Success depends on growth
By DAMIAN CRISTODERO, Times Staff Writer
Player growth that is, not payroll, as the Lightning pins improvement on theory of natural progression.
© St. Petersburg Times
published September 14, 2003
BRANDON - The Lightning is counting heavily this season on the theory of natural progression.
It is a simple, reasonable line of thought, and critical when dealing with what is basically the same team as last year. Players are a year older and wiser with another season of experience from which to draw. It follows, then, that they and, by extension, the team should be better.
Add solid goaltending led by Nikolai Khabibulin, who is expected to rebound from last season's inconsistency, and the upside increases.
"It is going to come down to how we approach it from a work-ethic standpoint," general manager Jay Feaster said Saturday, the first day of practice at the Ice Sports Forum. "I think there is unlimited potential in a number of players. The issue is, do we work?"
If they do, the Lightning will be the same scrappy, in-your-face team that raced to its first playoff berth since 1996. The question is, should the organization have done more this summer to help push the team to the next level by adding a significant player or two through trade or free agency?
It is a complicated tale of money (or lack of it) and the desire to maintain the locker room chemistry that played such a big part in the playoff push.
Feaster did well to acquire left wing Cory Stillman to offset the loss of unrestricted free agent and points leader Vinny Prospal. But a top-four defenseman, the need for which Feaster has spoken about often, has not materialized.
Instead, Feaster signed Janne Laukkanen, who, if his arthritic left hip holds up, will be an upgrade over Stan Neckar, whose contract expired. The transaction saved the Lightning $600,000 in base salary.
That was important because Feaster had $33-million with which to work. That is $5-million more than 2002-03, but much of that was tied up re-signing core players such as Stillman, center Brad Richards and defenseman Dan Boyle.
Asked about adding additional payroll, president Ron Campbell pointed to the $10-million he said the team lost last season.
"We're running a business and our goal is to ultimately turn a profit," he said.
Feaster would not talk about salary restrictions but it is believed that had he signed either free-agent defenseman Glen Wesley or Boris Mironov, both of whom were pursued, he would have had to find room within the $33-million. A trade, however, would also remove payroll, and Campbell said it is not as if the $33-million is a salary cap.

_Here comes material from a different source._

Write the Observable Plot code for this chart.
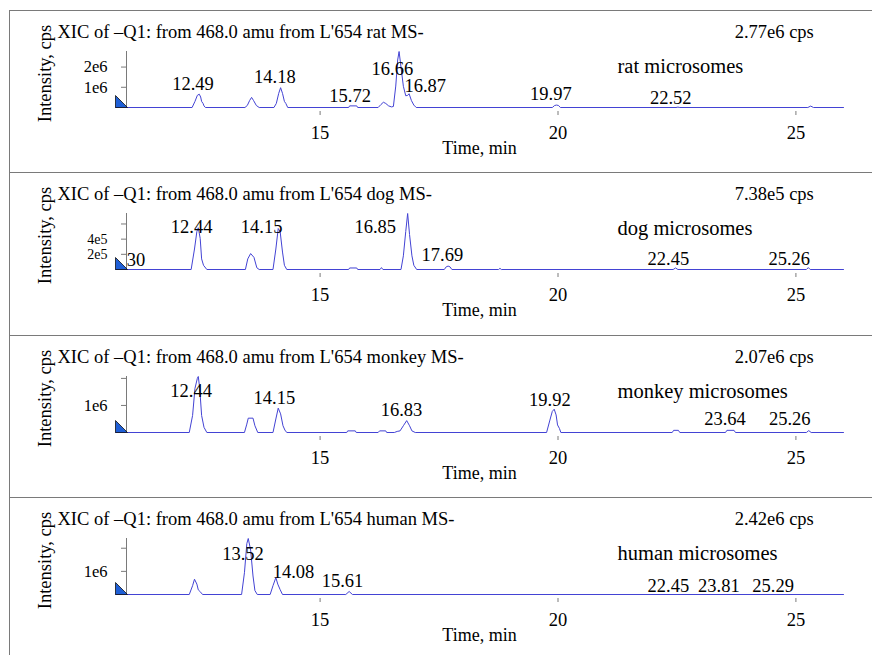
<!DOCTYPE html>
<html><head><meta charset="utf-8">
<script src="https://cdn.jsdelivr.net/npm/d3@7"></script>
<script src="https://cdn.jsdelivr.net/npm/@observablehq/plot@0.6"></script>
<style>
body{margin:0;background:#fff}
#wrap{position:relative;width:872px;height:655px;overflow:hidden;background:#fff}
.panel{position:absolute;left:9px;width:900px;border-top:1.5px solid #7a7a7a;border-left:1.5px solid #7a7a7a;box-sizing:border-box}
.chart{position:absolute;left:0}
svg.chart text{font-family:"Liberation Serif","Times New Roman",serif !important}
</style></head><body><div id="wrap"></div><script>
// ---- data ----
const xTicks = [15, 20, 25];
const titles = [
  "XIC of \u2013Q1: from 468.0 amu from L'654 rat MS-",
  "XIC of \u2013Q1: from 468.0 amu from L'654 dog MS-",
  "XIC of \u2013Q1: from 468.0 amu from L'654 monkey MS-",
  "XIC of \u2013Q1: from 468.0 amu from L'654 human MS-"
];
const maxCps = [2.77e6, 7.38e5, 2.07e6, 2.42e6];
const maxText = ["2.77e6 cps", "7.38e5 cps", "2.07e6 cps", "2.42e6 cps"];
const sampleText = ["rat microsomes", "dog microsomes", "monkey microsomes", "human microsomes"];

const ratYTicks = [1e6, 2e6];            const ratYLabels = ["1e6", "2e6"];
const dogYTicks = [2e5, 4e5, 6e5];       const dogYLabels = ["2e5", "4e5", ""];
const monkeyYTicks = [1e6, 2e6];         const monkeyYLabels = ["1e6", ""];
const humanYTicks = [1e6, 2e6];          const humanYLabels = ["1e6", ""];

const ratTime = [10.70,12.31,12.37,12.42,12.46,12.49,12.51,12.54,12.56,12.59,13.42,13.47,13.52,13.56,13.60,13.66,13.72,14.03,14.08,14.13,14.17,14.21,14.25,14.28,14.32,15.60,15.62,15.77,15.79,16.22,16.28,16.33,16.38,16.44,16.50,16.54,16.59,16.63,16.66,16.70,16.75,16.80,16.84,16.87,16.92,16.97,17.02,19.88,19.93,19.97,20.01,20.05,22.48,22.52,22.56,25.25,25.31,25.37,26.00];
const ratInt = [0,0,0.30e6,0.60e6,0.66e6,0.52e6,0.30e6,0.20e6,0.08e6,0,0,0.10e6,0.35e6,0.50e6,0.35e6,0.10e6,0,0,0.20e6,0.70e6,0.98e6,0.70e6,0.30e6,0.20e6,0,0,0.08e6,0.08e6,0,0,0.15e6,0.26e6,0.20e6,0.08e6,0.03e6,0.05e6,1.06e6,2.35e6,2.77e6,2.00e6,1.05e6,0.58e6,0.60e6,0.68e6,0.34e6,0.12e6,0,0,0.10e6,0.12e6,0.10e6,0,0,0.02e6,0,0,0.07e6,0,0];

const dogTime = [10.70,12.29,12.36,12.41,12.44,12.48,12.51,12.55,12.62,13.43,13.48,13.54,13.61,13.67,13.72,14.01,14.07,14.12,14.16,14.21,14.25,14.30,15.60,15.62,15.77,15.79,16.26,16.29,16.32,16.70,16.75,16.80,16.84,16.88,16.93,16.97,17.03,17.61,17.65,17.69,17.73,17.77,18.75,18.78,18.81,22.42,22.47,22.52,25.22,25.26,25.30,26.00];
const dogInt = [0,0,2.7e5,5.0e5,5.5e5,4.1e5,1.4e5,0.55e5,0,0,1.4e5,2.1e5,1.6e5,0.23e5,0,0,2.7e5,5.4e5,5.0e5,2.3e5,0.55e5,0,0,0.2e5,0.2e5,0,0,0.25e5,0,0,1.8e5,5.0e5,7.38e5,4.6e5,1.8e5,0.55e5,0,0,0.35e5,0.45e5,0.35e5,0,0,0.15e5,0,0,0.2e5,0,0,0.25e5,0,0];

const monkeyTime = [10.70,12.25,12.32,12.37,12.42,12.44,12.47,12.51,12.56,12.62,13.41,13.46,13.49,13.59,13.63,13.69,14.01,14.07,14.12,14.17,14.22,14.26,14.30,15.56,15.58,15.74,15.76,16.22,16.25,16.38,16.40,16.56,16.62,16.68,16.75,16.82,16.88,16.93,17.00,19.76,19.83,19.88,19.92,19.96,19.99,20.03,20.06,22.40,22.43,22.53,22.56,23.52,23.55,23.70,23.73,25.22,25.27,25.32,26.00];
const monkeyInt = [0,0,0.63e6,1.63e6,2.0e6,2.07e6,1.63e6,0.63e6,0.19e6,0,0,0.31e6,0.53e6,0.53e6,0.25e6,0,0,0.5e6,0.9e6,0.69e6,0.25e6,0.09e6,0,0,0.06e6,0.06e6,0,0,0.06e6,0.06e6,0,0,0.04e6,0.06e6,0.25e6,0.44e6,0.25e6,0.06e6,0,0,0.46e6,0.78e6,0.86e6,0.65e6,0.28e6,0.15e6,0,0,0.08e6,0.08e6,0,0,0.08e6,0.08e6,0,0,0.07e6,0,0];

const humanTime = [10.70,12.25,12.32,12.36,12.41,12.44,12.49,12.53,13.35,13.41,13.46,13.49,13.54,13.59,13.63,13.68,13.95,14.01,14.07,14.11,14.16,14.21,15.54,15.61,15.68,26.00];
const humanInt = [0,0,0.38e6,0.66e6,0.45e6,0.2e6,0.1e6,0,0,0.94e6,2.2e6,2.42e6,1.92e6,0.8e6,0.17e6,0,0,0.38e6,0.73e6,0.45e6,0.21e6,0,0,0.13e6,0,0];

// peak labels: text, anchor time (min), anchor intensity (cps)
const ratLabelText = ["12.49","14.18","15.72","16.66","16.87","19.97","22.52"];
const ratLabelTime = [12.33,14.05,15.63,16.52,17.21,19.85,22.37];
const ratLabelInt  = [0.87e6,1.19e6,0.27e6,1.61e6,0.75e6,0.39e6,0.19e6];

const dogLabelText = ["30","12.44","14.15","16.85","17.69","22.45","25.26"];
const dogLabelTime = [11.13,12.30,13.77,16.16,17.57,22.32,24.86];
const dogLabelInt  = [0.46e5,4.8e5,4.8e5,4.8e5,1.15e5,0.6e5,0.6e5];

const monkeyLabelText = ["12.44","14.15","16.83","19.92","23.64","25.26"];
const monkeyLabelTime = [12.29,14.04,16.71,19.83,23.51,24.87];
const monkeyLabelInt  = [1.32e6,1.06e6,0.62e6,0.99e6,0.27e6,0.27e6];

const humanLabelText = ["13.52","14.08","15.61","22.45","23.81","25.29"];
const humanLabelTime = [13.38,14.44,15.47,22.32,23.38,24.52];
const humanLabelInt  = [1.5e6,0.73e6,0.31e6,0.1e6,0.1e6,0.1e6];

// ---- assemble tables from the arrays ----
const zipTrace = (t, v) => t.map((d, i) => ({t: d, v: v[i]}));
const zipLabels = (s, t, v) => s.map((d, i) => ({s: d, t: t[i], v: v[i]}));
const traces = [zipTrace(ratTime, ratInt), zipTrace(dogTime, dogInt), zipTrace(monkeyTime, monkeyInt), zipTrace(humanTime, humanInt)];
const labels = [zipLabels(ratLabelText, ratLabelTime, ratLabelInt), zipLabels(dogLabelText, dogLabelTime, dogLabelInt),
  zipLabels(monkeyLabelText, monkeyLabelTime, monkeyLabelInt), zipLabels(humanLabelText, humanLabelTime, humanLabelInt)];
const yTicks = [ratYTicks, dogYTicks, monkeyYTicks, humanYTicks];
const yLabels = [ratYLabels, dogYLabels, monkeyYLabels, humanYLabels];

// ---- layout ----
const panelTops = [10, 172, 335, 497];
const panelHeights = [162, 163, 162, 170];
const yTickFont = [16.5, 14, 16.5, 16.5];
const FONT = "Liberation Serif";
const traceColor = "#4343d4";
const axisGray = "#7a7a7a";

const cornerTri = {draw(ctx, size) {
  const s = Math.sqrt(size);
  ctx.moveTo(-s / 2, -s / 2); ctx.lineTo(-s / 2, s / 2); ctx.lineTo(s / 2, s / 2); ctx.closePath();
}};

const wrap = document.getElementById("wrap");
traces.forEach((trace, i) => {
  const box = document.createElement("div");
  box.className = "panel";
  box.style.top = panelTops[i] + "px";
  box.style.height = panelHeights[i] + "px";
  wrap.appendChild(box);

  const xExt = d3.extent(trace, d => d.t);
  const fmt = new Map(yTicks[i].map((t, j) => [t, yLabels[i][j]]));
  const txt = {fontFamily: FONT, fill: "#000"};
  const chart = Plot.plot({
    width: 872, height: 162,
    marginLeft: 115, marginRight: 29, marginTop: 41, marginBottom: 65,
    x: {domain: xExt, axis: null},
    y: {domain: [0, maxCps[i]], axis: null},
    style: {fontFamily: FONT, fontSize: "17px", background: "transparent", overflow: "visible", color: "#000"},
    marks: [
      Plot.ruleX([xExt[0]], {dx: 11, stroke: axisGray}),
      Plot.axisY({anchor: "left", ticks: yTicks[i], tickFormat: d => fmt.get(d), dx: 11, tickSize: 5, tickPadding: 14,
        fontSize: yTickFont[i], fontFamily: FONT, stroke: axisGray, fill: "#000", label: null}),
      Plot.axisX({anchor: "bottom", ticks: xTicks, tickFormat: d => String(d), dy: 4, tickSize: 4, tickPadding: 10.5,
        fontSize: 18.5, fontFamily: FONT, stroke: axisGray, fill: "#000", label: null}),
      Plot.line(trace, {x: "t", y: "v", stroke: traceColor, strokeWidth: 1}),
      Plot.dot([xExt[0]], {x: d => d, y: () => 0, symbol: cornerTri, r: 6.77, dx: 6, dy: -6,
        fill: "#1f5fd6", stroke: "#111", strokeWidth: 0.8}),
      Plot.text(labels[i], {x: "t", y: "v", text: "s", lineAnchor: "bottom", textAnchor: "middle", fontSize: 18.5, ...txt}),
      Plot.text([titles[i]], {text: d => d, frameAnchor: "top-left", textAnchor: "start", lineAnchor: "bottom",
        dx: -58, dy: -13.7, fontSize: 18.5, ...txt}),
      Plot.text([maxText[i]], {text: d => d, frameAnchor: "top-right", textAnchor: "end", lineAnchor: "bottom",
        dx: -29.7, dy: -13.7, fontSize: 18.5, ...txt}),
      Plot.text([sampleText[i]], {text: d => d, frameAnchor: "top-left", textAnchor: "start", lineAnchor: "bottom",
        dx: 502, dy: 21.5, fontSize: 20.5, ...txt}),
      Plot.text(["Time, min"], {text: d => d, frameAnchor: "bottom", lineAnchor: "bottom", dy: 46, fontSize: 18, ...txt}),
      Plot.text(["Intensity, cps"], {text: d => d, frameAnchor: "left", rotate: -90, textAnchor: "middle", lineAnchor: "bottom",
        dx: -65, dy: -6, fontSize: 18.5, ...txt})
    ]
  });
  chart.classList.add("chart");
  chart.style.top = panelTops[i] + "px";
  wrap.appendChild(chart);
});
</script></body></html>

"We would be responsible and look at it," he said of a trade. "If Jay Feaster said we had a chance to improve our franchise, then we'd do it."
Feaster declined comment on specific players, but said of a top-four defenseman: "I don't think not having the guy is a fatal flaw. Is that something I'd still like to do? Sure. But those are tough deals to make. It's not for lack of effort or interest.
"We looked at guys in free agency but we made the decision that whoever we bring in has to fit the team concept. There were some skilled guys we talked about and decided against them because we said they did not fit."
Again, no specifics from the GM, but it is believed Mironov was considered bad for the locker room and there wasn't agreement within the organization on Wesley's ability.
"The chemistry we had is very delicate and that's something upstairs realized is important to our success," captain Dave Andreychuk said. "Just trying to make a change to get us to the next step without making the right change can be dangerous."
"But that doesn't mean this is a finished product," Feaster said. "We never said this is it and that's all it's going to be. From the standpoint of where we are, our D is solid enough that it's not going to keep us from winning games."
So is this team better? Consider Stillman scored at least 20 goals in five of his past six seasons and is a fine passer. And if Laukkanen pans out (he said his hip is pain-free and he wants to play about 70 games), he will give Tampa Bay another puck-mover.
And don't forget that natural progression.
"Our team, playing through another year and being together and going through the playoffs, it helps your development," coach John Tortorella said. "Our team is able to push because of maturity. We're still going to be a very young hockey team. We haven't gone out and signed huge free agents, but we've been together and we've grown together."
"You look at all our players under the age of 25 and it's legitimate to think they're all going to progress," Feaster said. "To the extent there are fans who say this is B.S. and we haven't done enough, all I can say is you have to wait until the last day of the season to see where we are."